→ What is being asked
Reproduce each line of the material exactly, minus any picture.

→ Collected data

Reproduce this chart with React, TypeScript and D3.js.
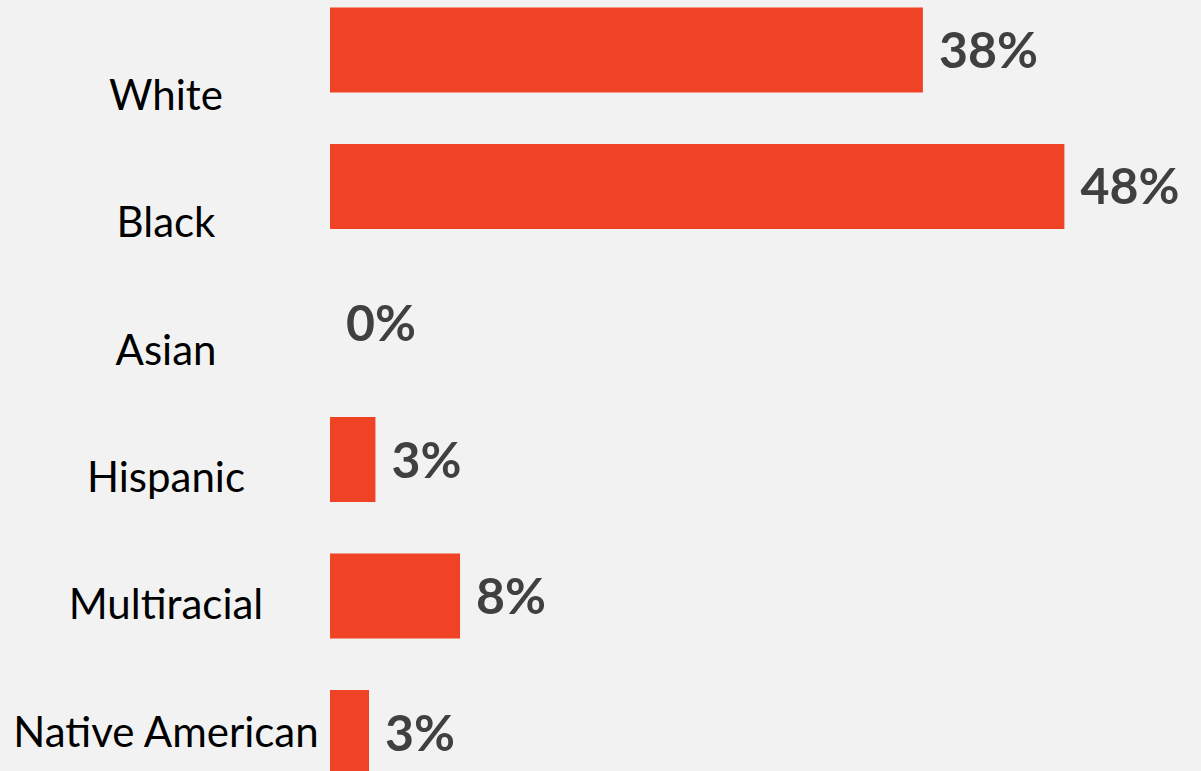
import React from "react";
import * as d3 from "d3";

const categories = ["White", "Black", "Asian", "Hispanic", "Multiracial", "Native American"];
const values = [38.75, 48, 0, 2.97, 8.5, 2.55];
const valueLabels = ["38%", "48%", "0%", "3%", "8%", "3%"];

const W = 1201;
const H = 771;

export default function App() {
  const x = d3.scaleLinear().domain([0, 50]).range([330, 1095]);
  const y = d3
    .scaleBand<string>()
    .domain(categories)
    .range([7.5, 775])
    .paddingInner(0.3773)
    .paddingOuter(0);
  const labelY = d3.scalePoint<string>().domain(categories).range([110, 746.5]);

  return (
    <div style={{ position: "absolute", left: 0, top: 0, width: W, height: H, overflow: "hidden", background: "#f2f2f2" }}>
      <svg width={W} height={H} style={{ display: "block" }}>
        <rect x={0} y={0} width={W} height={H} fill="#f2f2f2" />
        {categories.map((c, i) => (
          <text
            key={"c" + c}
            x={166}
            y={labelY(c)}
            textAnchor="middle"
            fontFamily="Lato, 'Open Sans', sans-serif"
            fontSize={42}
            fill="#000"
          >
            {c}
          </text>
        ))}
        {categories.map((c, i) =>
          values[i] > 0 ? (
            <rect
              key={"b" + c}
              x={x(0)}
              y={y(c)}
              width={x(values[i]) - x(0)}
              height={y.bandwidth()}
              fill="#f04325"
            />
          ) : null
        )}
        {categories.map((c, i) => (
          <text
            key={"v" + c}
            x={x(values[i]) + 16}
            y={(y(c) as number) + y.bandwidth() / 2}
            dy="0.36em"
            fontFamily="Lato, 'Open Sans', sans-serif"
            fontWeight={700}
            fontSize={50}
            fill="#404040"
          >
            {valueLabels[i]}
          </text>
        ))}
      </svg>
    </div>
  );
}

→ Reply to the exercise
Reproduce this chart with React, TypeScript and D3.js.
import React from "react";
import * as d3 from "d3";

const categories = ["White", "Black", "Asian", "Hispanic", "Multiracial", "Native American"];
const values = [38.75, 48, 0, 2.97, 8.5, 2.55];
const valueLabels = ["38%", "48%", "0%", "3%", "8%", "3%"];

const W = 1201;
const H = 771;

export default function App() {
  const x = d3.scaleLinear().domain([0, 50]).range([330, 1095]);
  const y = d3
    .scaleBand<string>()
    .domain(categories)
    .range([7.5, 775])
    .paddingInner(0.3773)
    .paddingOuter(0);
  const labelY = d3.scalePoint<string>().domain(categories).range([110, 746.5]);

  return (
    <div style={{ position: "absolute", left: 0, top: 0, width: W, height: H, overflow: "hidden", background: "#f2f2f2" }}>
      <svg width={W} height={H} style={{ display: "block" }}>
        <rect x={0} y={0} width={W} height={H} fill="#f2f2f2" />
        {categories.map((c, i) => (
          <text
            key={"c" + c}
            x={166}
            y={labelY(c)}
            textAnchor="middle"
            fontFamily="Lato, 'Open Sans', sans-serif"
            fontSize={42}
            fill="#000"
          >
            {c}
          </text>
        ))}
        {categories.map((c, i) =>
          values[i] > 0 ? (
            <rect
              key={"b" + c}
              x={x(0)}
              y={y(c)}
              width={x(values[i]) - x(0)}
              height={y.bandwidth()}
              fill="#f04325"
            />
          ) : null
        )}
        {categories.map((c, i) => (
          <text
            key={"v" + c}
            x={x(values[i]) + 16}
            y={(y(c) as number) + y.bandwidth() / 2}
            dy="0.36em"
            fontFamily="Lato, 'Open Sans', sans-serif"
            fontWeight={700}
            fontSize={50}
            fill="#404040"
          >
            {valueLabels[i]}
          </text>
        ))}
      </svg>
    </div>
  );
}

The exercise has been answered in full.